The World’s Largest Oil Companies Are At A Crossroads

The global oil and gas market was once dominated by a select group of Western energy companies called “The Seven Sisters”. The unparalleled influence of these International Oil Companies (IOC) was broken in a wave of nationalism in the Middle East and South America. The birth of the National Oil Companies (NOC) was a significant gamechanger that has had a lasting impact on the global oil and gas market. The energy transition, however, does not have the same priority for these companies due to their inherent differences.

Recently, it was made public that several Dutch conglomerates, including Shell, provided funding to a climate change denier in the nineties to organize a global network. The current political environment in Western societies would, most likely, exclude a similar chain of events. Activist shareholders have become a force to reckon with.

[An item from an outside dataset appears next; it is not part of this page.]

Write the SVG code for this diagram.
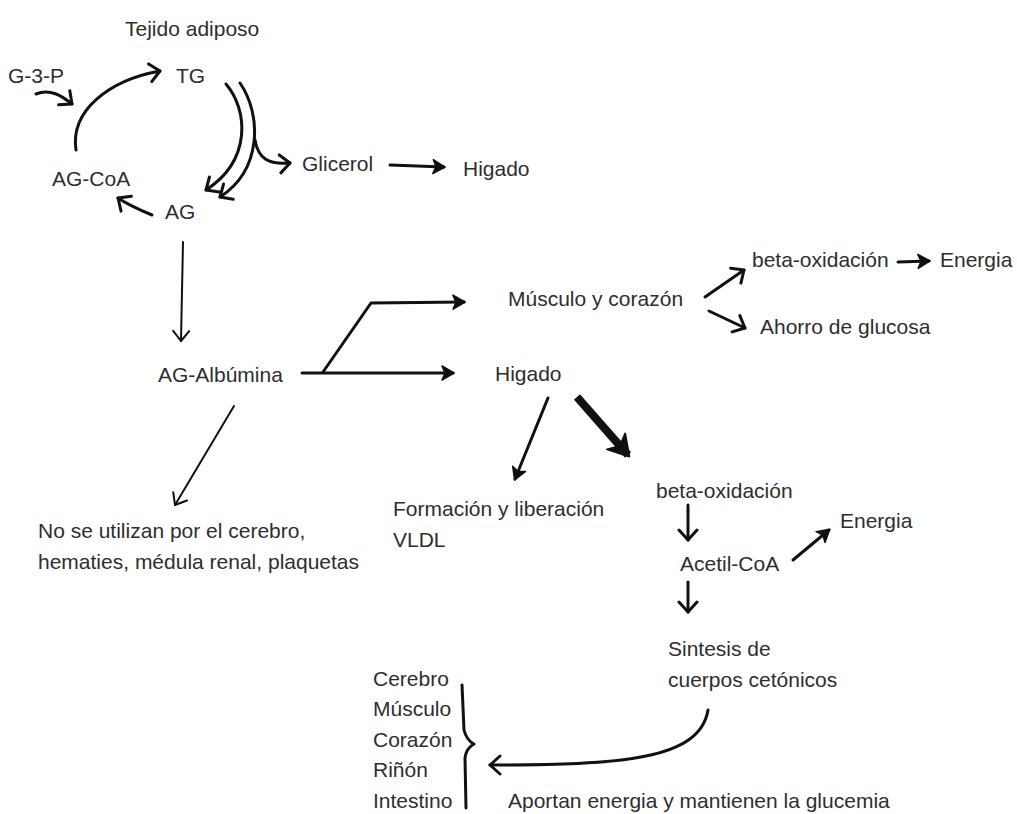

For three consecutive years, an activist investor group filed resolutions pressing Shell to increase its renewables portfolio. The success of this group led to the (temporary) withdrawal of a similar resolution in 2019.

Another important reason why the energy transition is on the minds of IOCs is the potential reputational damage. Especially in Europe continuation of ‘business as usual’ is not an option anymore. European IOCs are gradually shifting towards a business model where income from renewables eventually should overtake fossil fuels. Western IOCs, however, are not unified in their approach towards the energy transition due to another factor.

The size of proven oil and gas reserves can also influence the necessity to diversify and invest in renewables. For IOCs with large relative reserves, such as Exxon and Chevron, an alternative business model is not a pressing issue. The reserves of most NOCs, however, dwarf those of the largest IOCs. IOCs, therefore, have to choose between spending precious resources on renewables or exploration and production activities for which profitability is under growing strain from regulations and new technologies such as EVs.

Thirdly national interests strongly drive the respective strategies of NOCs. Countries with large proven oil and gas reserves have an interest to maximize income from sales for the benefit of their society and the state’s coffers. Energy wealth is a major asset and advantage. Therefore, the strategies of these countries are focused on maximizing the income from oil and gas sales. The only exception being Equinor, which is largely owned by the Norwegian state.

The alternative is diversification which means competing with more experienced IOCs. Some energy-rich countries, especially in the Gulf region are investing in renewables, but not under the umbrella of their NOC which is left to focus on oil and gas. Saudi Arabia and the UAE have set ambitious goals to increase the share of solar power in the energy mix. However, these ‘green goals’ are not a change of strategy but are to be attributed to the drop in costs of solar PVs.

The partial IPO of energy behemoth Saudi Aramco is another sign of the oil-rich country’s strategy. Riyadh’s goal is to maximize the revenue from its massive domestic oil fields before it’s too late. The energy transition and rising sales of EVs are a threat to fossil fuel based business models. According to some analysts, the IPO is already too late because the oil business is in retreat.

Another country that is highly dependent on the export of fossil fuels is Russia. Moscow relies heavily on its oil and gas sector for the necessary funds to fuel the economy. Therefore, national champions such as Gazprom and Rosneft are doubling down to maximize the value of their oil and gas fields. Instead of an energy transition strategy, Moscow intends to develop its Arctic region where significant undeveloped resources are located.

The energy transition will continue regardless of the fossil fuel based strategy of NOCs. However, the speed of the transition is not determined by the willingness and investments of IOCs but largely by external factors such as regulations and the price of fossil fuels. The EU’s increasing pressure on car manufacturers to reduce CO2 emissions and existing carbon schemes such as ETS have a bigger impact. Furthermore, sustained low prices for oil, natural gas, and coal could lengthen the use of fossil fuels due to the financial advantage for consumers.